Diversifier l'économie

Evidemment, des grains de sable peuvent enrayer la machine. Le retard accumulé depuis 20 ans dans le domaine des infrastructures de transport et des services publics; un taux d’investissement (19% du PIB) insuffisant pour maintenir une croissance aussi forte; des risques de surchauffe; des inégalités toujours choquantes malgré le recul de la pauvreté… Certains économistes redoutent d’autre part que les liens toujours plus forts tissés avec la Chine , aujourd’hui de loin son premier partenaire commercial, n’entrainent une certaine «reprimarisation» de l’économie brésilienne, malgré ses efforts permanents pour diversifier les échanges.

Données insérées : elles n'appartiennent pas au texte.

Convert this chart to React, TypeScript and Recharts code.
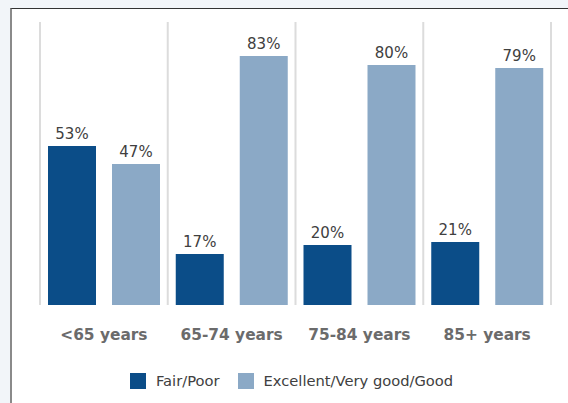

Surtout, la refonte totale d’un système fiscal opaque, émietté et très injuste, est urgente et reste à faire. Avec des prélèvements obligatoires représentant 35% du PIB, la fiscalité brésilienne est la plus lourde d’Amérique latine. Or, plus de la moitié de la charge fiscale repose sur les taxes à la consommation, pesant donc surtout sur les classes moyennes et pauvres, alors que la contribution de l’impôt sur le revenu est inférieure au quart des recettes. Dans cette nébuleuse, l’OCDE critique notamment la lourde taxation du travail et des cotisations sociales qui encouragent le travail au noir, les prélèvements sur le chiffre d’affaires des entreprises très pénalisants à l’export, ainsi que l’utilisation de la TVA par les différents Etats du Brésil pour se livrer à une compétition néfaste en matière de politique industrielle. En 8 ans de présidence, Lula ne se sera attaqué qu’à la marge à ce dossier explosif et hautement politique, laissant habilement cette tache ingrate à son successeur et au prochain Congrès.

Anne Denis

(1) le PIB n’a reculé en 2009 que de 0,2%.